Excerpt: Freedom Museum, designed by Architectural Studio ZJA, houses a Shaded Dome as its roof, being a distinctive and recognizable shape with its fluid form and skin, fits into the green, hilly landscape of Groesbeek, Netherlands. The shape of the Shaded Dome in the Museum is an elongated cupola of light fabric, alluding to the parachutes that filled the sky during Operation Market Garden, a recognizable symbol of liberation at the end of the second world war.
[Text as submitted by architect] The Freedom Museum in Groesbeek, the Netherlands, has the shape of an enormous parachute, a recognizable symbol of liberation at the end of the war. The museum is housed in a Shaded Dome, an innovation of Shaded Dome Technologies, a company founded by architectural studio ZJA, Royal HaskoningDHV and Polyned. With a Shaded Dome as its roof, the museum has a distinctive and recognizable shape, but with its fluid form and its skin, it also fits into the green, hilly landscape of Groesbeek.
Shaded Dome as a distinctive eye-catcher
The shape of the Shaded Dome in Groesbeek is that of an elongated cupola of light fabric, alluding to the parachutes that filled the sky during Operation Market Garden. The building, sited on a flattened hilltop, is slightly tilted towards the valley and cut away in that direction, to create an obvious entrance. The offices and depot are below ground, giving the restaurant a view of the valley from which the Allied divisions once moved towards Germany.
Part of the landscape
Seen from the road, the slightly tilted dome is positioned towards the back of the flat hilltop. This creates space for open-air events and for greenery between the museum and the Canadian military cemetery.

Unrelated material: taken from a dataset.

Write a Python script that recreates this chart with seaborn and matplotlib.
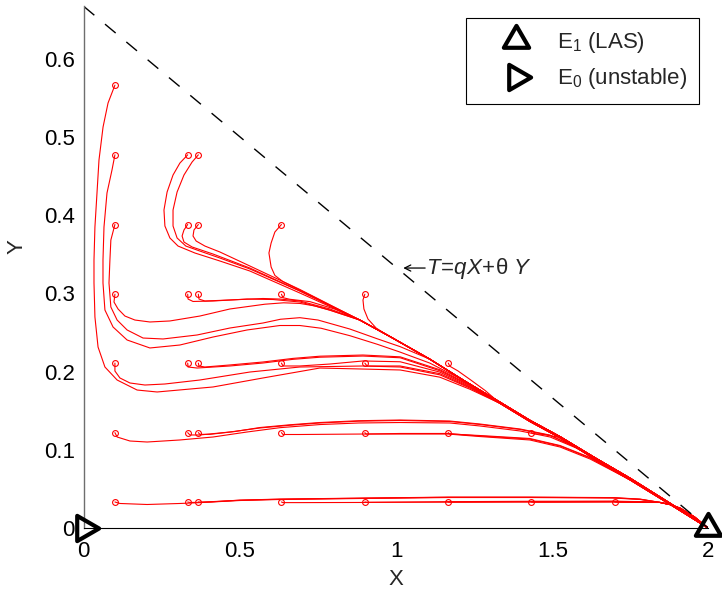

The flowing shape, the use of materials and the skin, which evokes associations with the parachutes of the liberating forces, ensure that the Freedom Museum fits into this rolling landscape with its winding roads and verdant vistas.
Dome supported by air pressure
The Shaded Dome, placed on a concrete plinth with doors and windows, consists of a dome supported by air pressure, a network of steel cables and a roof made of hi-tech textile with a large span. The dome is made of an insulated inner and outer fabric, kept apart by spacers.
As the roof is inflated, the self-righting spacers become erect, creating a cavity between them in which natural airflow quickly and automatically carries away the heat of the sun. Because of its two-layered structure, with an inner and outer fabric and a 50-centimetre cavity in between, the Shaded Dome requires markedly less energy than existing tentlike structures to create a comfortable and healthy indoor climate.
Because the inflatable dome is supported entirely by air pressure, the indoor space has no pillars and its entire 2,400 square metres can be divided up at will. At its tallest point, the Freedom Museum is 12 metres high, and it has a free span of 60 metres, so the rooms in the museum, with its reception, museum café and exhibition spaces, can easily be reconfigured without great expense.
Iconic museum in a green landscape
For relatively low building costs, the Freedom Museum has acquired an iconic building that meets the tough demands made of a museum climate. A distinctive eyecatcher in the green, rolling landscape.